The corporate market remains buoyant however, particularly in Edinburgh and Glasgow. For every 100-bed hotel that comes to the market, there are half a dozen buyers which forces prices up so sellers are reaping the rewards.
Similarly, the Scottish regional market continues to be strong with high demand for commercial hotels with good food and beverage businesses as well as accommodation, such as the Station Hotel in Carnoustie which Christie & Co sold recently. There appears to be strong demand from both domestic buyers as well as overseas investors for properties like these.
With regards to buyer profiles, overseas investors continue to be attracted to Scotland due to its good communications, strong tourist sector and prices lower than they would pay in England still with a good return. There is particularly positive demand for country house style hotels from overseas buyers. Also 70+bed hotels such as the Glenburn on the Isle of Bute which Christie & Co sold over the summer to a Malaysian investor are in demand, demonstrating that Asian investors in particular are moving their sights away from London and other prime locations such as Stratford and Cambridge and looking to invest in areas further afield.
Regional operators are also taking advantage of the low interest rates to acquire additional sites across the country – particularly across the central belt of Scotland, while Aberdeen is continuing to feel the weight of issues in the oil sector. However, this is generally thought to have bottomed and is now looking up.

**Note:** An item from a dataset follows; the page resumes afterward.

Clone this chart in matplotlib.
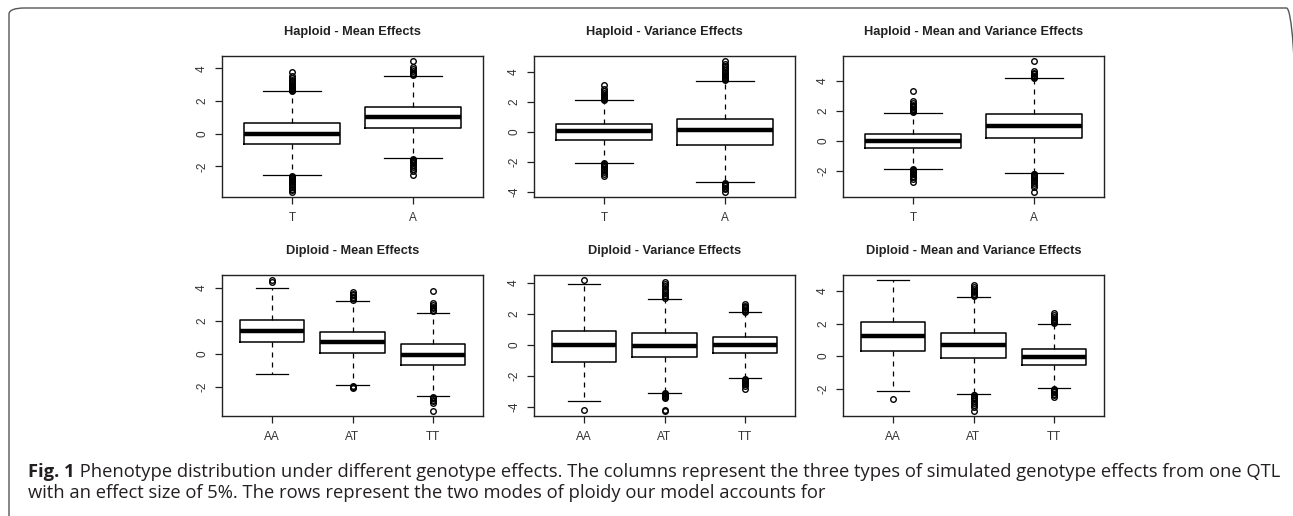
import matplotlib
matplotlib.use("Agg")
import matplotlib.pyplot as plt
from matplotlib import font_manager
from matplotlib.patches import FancyBboxPatch

W, H = 1293, 516
plt.rcParams["axes.unicode_minus"] = False
plt.rcParams["font.family"] = ["Liberation Sans", "DejaVu Sans"]

# ---- data (box stats + outliers) ----
hap_labels = ["T", "A"]
dip_labels = ["AA", "AT", "TT"]

titles = [
    "Haploid - Mean Effects", "Haploid - Variance Effects", "Haploid - Mean and Variance Effects",
    "Diploid - Mean Effects", "Diploid - Variance Effects", "Diploid - Mean and Variance Effects",
]

# (whislo, q1, med, q3, whishi)
hap_mean = [(-2.52, -0.63, 0.0, 0.63, 2.58), (-1.46, 0.37, 1.0, 1.62, 3.51)]
hap_mean_out = [
    [2.62, 2.66, 2.7, 2.74, 2.8, 2.86, 2.93, 3.0, 3.1, 3.2, 3.3, 3.42, 3.52, 3.8,
     -2.56, -2.62, -2.68, -2.74, -2.8, -2.88, -2.96, -3.05, -3.15, -3.25, -3.35, -3.45, -3.55],
    [3.56, 3.62, 3.7, 3.82, 3.95, 4.08, 4.43,
     -1.52, -1.58, -1.65, -1.72, -1.8, -1.9, -2.02, -2.15, -2.3, -2.52],
]
hap_var = [(-2.07, -0.53, 0.02, 0.53, 2.1), (-3.36, -0.85, 0.09, 0.84, 3.4)]
hap_var_out = [
    [2.14, 2.2, 2.26, 2.33, 2.4, 2.48, 2.58, 2.7, 2.85, 3.1,
     -2.1, -2.15, -2.22, -2.3, -2.38, -2.46, -2.55, -2.68, -2.82, -2.95],
    [3.44, 3.5, 3.56, 3.63, 3.7, 3.8, 3.9, 4.0, 4.12, 4.25, 4.38, 4.52, 4.7,
     -3.42, -3.48, -3.55, -3.62, -3.72, -3.84, -4.0],
]
hap_both = [(-1.88, -0.49, 0.0, 0.47, 1.88), (-2.17, 0.2, 0.99, 1.77, 4.18)]
hap_both_out = [
    [1.93, 1.98, 2.04, 2.1, 2.16, 2.24, 2.32, 2.42, 2.55, 2.68, 3.34,
     -1.92, -1.97, -2.03, -2.1, -2.17, -2.25, -2.34, -2.45, -2.58, -2.75],
    [4.22, 4.28, 4.36, 4.45, 4.56, 4.68, 5.33,
     -2.21, -2.26, -2.32, -2.38, -2.45, -2.53, -2.62, -2.72, -2.84, -2.96, -3.09, -3.42],
]
dip_mean = [(-1.24, 0.69, 1.36, 2.03, 4.0), (-1.87, 0.02, 0.69, 1.32, 3.21),
            (-2.56, -0.67, -0.06, 0.59, 2.46)]
dip_mean_out = [
    [4.35, 4.47],
    [3.28, 3.36, 3.45, 3.55, 3.65, 3.76, -1.95, -2.02, -2.1],
    [2.6, 2.68, 2.76, 2.86, 2.96, 3.08, 3.8,
     -2.62, -2.7, -2.78, -2.88, -2.98, -3.46],
]
dip_var = [(-3.64, -1.1, 0.0, 0.93, 3.93), (-3.09, -0.8, -0.04, 0.75, 3.0),
           (-2.17, -0.53, 0.0, 0.5, 2.12)]
dip_var_out = [
    [4.19, -4.2],
    [3.06, 3.14, 3.24, 3.36, 3.5, 3.64, 3.8, 3.95, 4.1,
     -3.12, -3.17, -3.22, -3.28, -3.35, -3.42, -4.18, -4.26],
    [2.16, 2.22, 2.28, 2.36, 2.45, 2.55, 2.67,
     -2.2, -2.25, -2.31, -2.38, -2.46, -2.55, -2.66, -2.84],
]
dip_both = [(-2.14, 0.33, 1.25, 2.08, 4.67), (-2.31, -0.1, 0.7, 1.4, 3.64),
            (-1.98, -0.54, -0.04, 0.47, 1.99)]
dip_both_out = [
    [-2.65],
    [3.7, 3.76, 3.84, 3.92, 4.02, 4.14, 4.28, 4.4,
     -2.36, -2.42, -2.5, -2.58, -2.66, -2.76, -2.86, -2.98, -3.1, -3.36],
    [2.04, 2.09, 2.15, 2.22, 2.3, 2.4, 2.52, 2.67,
     -2.03, -2.08, -2.14, -2.22, -2.32, -2.42, -2.53],
]

caption_bold = "Fig. 1"
caption_line1 = (" Phenotype distribution under different genotype effects. The columns represent "
                 "the three types of simulated genotype effects from one QTL")
caption_line2 = ("with an effect size of 5%. The rows represent the two modes of ploidy "
                 "our model accounts for")

panels = [
    (hap_labels, hap_mean, hap_mean_out),
    (hap_labels, hap_var, hap_var_out),
    (hap_labels, hap_both, hap_both_out),
    (dip_labels, dip_mean, dip_mean_out),
    (dip_labels, dip_var, dip_var_out),
    (dip_labels, dip_both, dip_both_out),
]

# ---- layout (pixels) ----
col_left = [222, 534, 843]
ax_w = 261
row_top = [56, 275]
ax_h = 141
txt_col = "#333333"

fig = plt.figure(figsize=(W / 100, H / 100), dpi=100)
fig.patch.set_facecolor("white")

for i, (labels, stats_raw, outs) in enumerate(panels):
    r, c = divmod(i, 3)
    ax = fig.add_axes([col_left[c] / W, 1 - (row_top[r] + ax_h) / H, ax_w / W, ax_h / H])
    n = len(labels)
    stats = []
    for lab, (lo, q1, med, q3, hi), fl in zip(labels, stats_raw, outs):
        stats.append(dict(label=lab, whislo=lo, q1=q1, med=med, q3=q3, whishi=hi, fliers=fl))
    pos = list(range(1, n + 1))
    ax.bxp(
        stats, positions=pos, widths=0.8, capwidths=0.48 if n == 2 else 0.4,
        boxprops=dict(color="black", linewidth=1.1),
        medianprops=dict(color="black", linewidth=3.2, solid_capstyle="butt"),
        whiskerprops=dict(color="black", linewidth=0.9, linestyle=(0, (4, 4))),
        capprops=dict(color="black", linewidth=0.9),
        flierprops=dict(marker="o", markerfacecolor="none", markeredgecolor="black",
                        markersize=4.0, markeredgewidth=1.0),
    )
    allv = [v for s in stats_raw for v in s] + [v for o in outs for v in o]
    lo, hi = min(allv), max(allv)
    pad = 0.04 * (hi - lo)
    ax.set_ylim(lo - pad, hi + pad)
    ax.set_xlim(0.5 - 0.04 * n, n + 0.5 + 0.04 * n)
    ax.set_yticks([t for t in [-4, -2, 0, 2, 4] if lo - pad <= t <= hi + pad])
    ax.set_xticks(pos)
    ax.set_xticklabels(labels)
    ax.tick_params(axis="both", direction="out", length=5, width=0.9, color="#222222",
                   labelsize=8.5, labelcolor=txt_col)
    ax.tick_params(axis="x", pad=6)
    ax.tick_params(axis="y", pad=5)
    for lab in ax.get_yticklabels():
        lab.set_rotation(90)
        lab.set_va("center")
    for sp in ax.spines.values():
        sp.set_linewidth(1.0)
        sp.set_color("#222222")
    ax.set_title(titles[i], fontsize=9.2, fontweight="bold", color="#222222", pad=15)

# ---- frame around the figure (top + left, rounded corner) ----
frame = FancyBboxPatch((9 / W, -0.2), (1302 - 9) / W, 0.2 + (1 - 8 / H),
                       boxstyle="round,pad=0,rounding_size=0.012",
                       transform=fig.transFigure, facecolor="none",
                       edgecolor="#555555", linewidth=1.0, clip_on=False)
fig.patches.append(frame)

# ---- caption ----
names = {f.name for f in font_manager.fontManager.ttflist}
cap_font = [f for f in ["Liberation Sans Narrow", "Open Sans"] if f in names] + ["DejaVu Sans"]
fs = 12.0
t1 = fig.text(28 / W, 1 - 472 / H, caption_bold, fontsize=fs, fontweight="bold",
              family=cap_font, color="#231f20", va="center", ha="left")
fig.canvas.draw()
rend = fig.canvas.get_renderer()
bb = t1.get_window_extent(rend)
t2 = fig.text(bb.x1 / W, 1 - 472 / H, caption_line1, fontsize=fs, family=cap_font,
              color="#231f20", va="center", ha="left")
bb2 = t2.get_window_extent(rend)
# scale the caption so line 1 ends where it does in the reference
scale = (1272 - 28) / (bb2.x1 - bb.x0)
fs2 = fs * scale
t1.set_fontsize(fs2)
fig.canvas.draw()
bb = t1.get_window_extent(rend)
t2.set_fontsize(fs2)
t2.set_x(bb.x1 / W)
fig.text(28 / W, 1 - 493 / H, caption_line2, fontsize=fs2, family=cap_font,
         color="#231f20", va="center", ha="left")

fig.savefig("out.png", dpi=100)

The budget hotel sector has boomed, most notably in Edinburgh. The most up to date AM:PM data supports that this is the case, with Premier Inn showing to have 376 active projects in the pipeline and Travelodge with 191. The midmarket hotel groups have no plans to add any rooms to their portfolios at present and the only upmarket brand with any potential plan to do this is Hilton, showing that on these levels the market is sitting stagnant reflecting the uncertainty.

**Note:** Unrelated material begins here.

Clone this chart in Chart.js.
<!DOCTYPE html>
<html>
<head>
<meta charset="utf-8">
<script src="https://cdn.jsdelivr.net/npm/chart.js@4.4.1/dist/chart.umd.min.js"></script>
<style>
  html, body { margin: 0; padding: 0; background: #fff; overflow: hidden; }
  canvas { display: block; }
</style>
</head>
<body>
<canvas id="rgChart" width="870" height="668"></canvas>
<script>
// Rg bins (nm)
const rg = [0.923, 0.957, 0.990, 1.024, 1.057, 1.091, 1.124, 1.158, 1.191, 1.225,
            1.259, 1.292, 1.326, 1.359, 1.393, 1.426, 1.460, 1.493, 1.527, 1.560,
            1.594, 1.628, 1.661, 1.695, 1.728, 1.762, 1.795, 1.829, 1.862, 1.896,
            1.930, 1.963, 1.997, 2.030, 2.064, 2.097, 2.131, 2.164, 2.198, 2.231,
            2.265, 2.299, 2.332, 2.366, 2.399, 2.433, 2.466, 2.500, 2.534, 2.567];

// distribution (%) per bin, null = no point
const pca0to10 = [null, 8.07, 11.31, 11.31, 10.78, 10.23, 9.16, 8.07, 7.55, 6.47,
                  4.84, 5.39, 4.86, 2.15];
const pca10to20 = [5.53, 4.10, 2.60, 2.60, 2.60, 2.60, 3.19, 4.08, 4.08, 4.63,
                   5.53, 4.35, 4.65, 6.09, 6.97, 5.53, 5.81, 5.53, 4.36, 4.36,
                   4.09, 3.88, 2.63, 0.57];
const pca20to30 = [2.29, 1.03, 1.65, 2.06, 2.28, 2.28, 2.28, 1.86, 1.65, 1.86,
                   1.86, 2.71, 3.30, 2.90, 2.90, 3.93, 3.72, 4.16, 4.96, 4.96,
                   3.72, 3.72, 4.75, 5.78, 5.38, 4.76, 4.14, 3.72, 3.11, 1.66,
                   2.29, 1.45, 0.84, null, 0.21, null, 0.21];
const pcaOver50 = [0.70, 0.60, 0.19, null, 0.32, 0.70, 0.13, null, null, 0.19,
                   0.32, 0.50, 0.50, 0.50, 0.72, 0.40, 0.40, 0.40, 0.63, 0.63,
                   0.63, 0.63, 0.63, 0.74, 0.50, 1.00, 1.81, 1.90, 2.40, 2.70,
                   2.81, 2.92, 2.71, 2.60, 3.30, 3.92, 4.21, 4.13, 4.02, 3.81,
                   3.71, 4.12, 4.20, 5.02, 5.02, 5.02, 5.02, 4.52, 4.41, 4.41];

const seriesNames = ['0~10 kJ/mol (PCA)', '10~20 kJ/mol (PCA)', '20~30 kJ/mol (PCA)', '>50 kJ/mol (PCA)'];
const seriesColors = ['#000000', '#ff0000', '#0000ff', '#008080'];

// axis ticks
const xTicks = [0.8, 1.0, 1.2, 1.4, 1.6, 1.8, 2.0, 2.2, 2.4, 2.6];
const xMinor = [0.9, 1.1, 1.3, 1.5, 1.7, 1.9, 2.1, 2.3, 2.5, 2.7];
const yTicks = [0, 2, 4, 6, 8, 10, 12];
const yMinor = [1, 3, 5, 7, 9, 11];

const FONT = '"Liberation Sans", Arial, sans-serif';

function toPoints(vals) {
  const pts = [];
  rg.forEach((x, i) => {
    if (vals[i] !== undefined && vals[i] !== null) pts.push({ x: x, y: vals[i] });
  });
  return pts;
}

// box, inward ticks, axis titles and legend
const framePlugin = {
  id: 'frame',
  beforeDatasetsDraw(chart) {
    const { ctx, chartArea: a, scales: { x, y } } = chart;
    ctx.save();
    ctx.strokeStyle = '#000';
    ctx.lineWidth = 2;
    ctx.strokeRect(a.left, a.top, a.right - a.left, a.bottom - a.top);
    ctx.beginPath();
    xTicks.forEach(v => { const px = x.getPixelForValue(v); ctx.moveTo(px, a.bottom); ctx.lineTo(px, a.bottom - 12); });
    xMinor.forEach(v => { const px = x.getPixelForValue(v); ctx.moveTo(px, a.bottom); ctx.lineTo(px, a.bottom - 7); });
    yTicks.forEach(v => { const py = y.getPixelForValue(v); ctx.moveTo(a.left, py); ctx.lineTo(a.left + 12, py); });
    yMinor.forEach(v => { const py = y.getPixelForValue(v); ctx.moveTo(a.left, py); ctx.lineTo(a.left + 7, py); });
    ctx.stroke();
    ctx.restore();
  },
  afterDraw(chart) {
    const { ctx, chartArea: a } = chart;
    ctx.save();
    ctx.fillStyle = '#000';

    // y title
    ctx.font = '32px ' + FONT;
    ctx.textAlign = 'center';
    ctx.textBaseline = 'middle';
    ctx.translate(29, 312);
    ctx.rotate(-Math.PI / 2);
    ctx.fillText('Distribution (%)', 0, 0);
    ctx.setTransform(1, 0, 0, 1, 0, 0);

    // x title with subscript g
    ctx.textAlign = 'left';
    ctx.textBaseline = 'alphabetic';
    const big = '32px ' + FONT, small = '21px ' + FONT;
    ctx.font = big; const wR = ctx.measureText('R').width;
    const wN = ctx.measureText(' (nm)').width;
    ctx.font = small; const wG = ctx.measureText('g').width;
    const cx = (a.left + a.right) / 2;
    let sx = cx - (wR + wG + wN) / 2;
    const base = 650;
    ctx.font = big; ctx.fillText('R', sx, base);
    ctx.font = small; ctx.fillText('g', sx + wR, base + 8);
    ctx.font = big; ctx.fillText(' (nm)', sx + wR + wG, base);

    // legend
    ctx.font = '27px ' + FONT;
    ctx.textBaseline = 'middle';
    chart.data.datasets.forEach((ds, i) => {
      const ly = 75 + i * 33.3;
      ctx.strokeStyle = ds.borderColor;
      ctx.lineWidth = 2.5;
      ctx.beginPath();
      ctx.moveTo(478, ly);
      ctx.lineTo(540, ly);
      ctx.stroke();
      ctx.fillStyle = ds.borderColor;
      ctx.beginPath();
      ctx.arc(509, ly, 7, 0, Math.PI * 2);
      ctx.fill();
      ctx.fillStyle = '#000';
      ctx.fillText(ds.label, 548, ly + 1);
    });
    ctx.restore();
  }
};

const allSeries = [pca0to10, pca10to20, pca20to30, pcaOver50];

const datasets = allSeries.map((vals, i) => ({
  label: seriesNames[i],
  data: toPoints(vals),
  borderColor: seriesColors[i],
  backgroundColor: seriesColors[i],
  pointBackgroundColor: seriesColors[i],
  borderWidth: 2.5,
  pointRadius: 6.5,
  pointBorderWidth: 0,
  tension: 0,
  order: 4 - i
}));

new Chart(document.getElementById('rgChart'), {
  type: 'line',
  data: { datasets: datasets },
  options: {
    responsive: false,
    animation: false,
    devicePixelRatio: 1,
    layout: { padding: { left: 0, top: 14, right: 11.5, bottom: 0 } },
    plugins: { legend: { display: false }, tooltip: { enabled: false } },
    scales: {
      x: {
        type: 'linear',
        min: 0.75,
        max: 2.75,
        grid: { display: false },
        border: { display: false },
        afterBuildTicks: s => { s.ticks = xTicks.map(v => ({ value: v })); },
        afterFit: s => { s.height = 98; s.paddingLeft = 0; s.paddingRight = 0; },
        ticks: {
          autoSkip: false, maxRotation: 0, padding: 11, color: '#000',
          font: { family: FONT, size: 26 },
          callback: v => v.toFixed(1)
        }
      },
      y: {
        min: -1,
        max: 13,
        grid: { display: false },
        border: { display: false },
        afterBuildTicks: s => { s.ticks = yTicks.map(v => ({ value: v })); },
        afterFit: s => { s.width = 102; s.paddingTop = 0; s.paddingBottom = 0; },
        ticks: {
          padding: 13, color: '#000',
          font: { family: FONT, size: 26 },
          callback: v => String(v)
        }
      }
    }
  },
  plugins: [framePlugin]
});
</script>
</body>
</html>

Operators who have invested in their products have reaped the rewards from healthy returns. There have been high visitor numbers recorded in the nation over the summer which has helped the sector hugely, looking to be a big improvement on last year.
As the prospect of the second referendum still hangs in the balance, the market is likely to continue along these lines into the near future. Time will tell and this will be watched closely.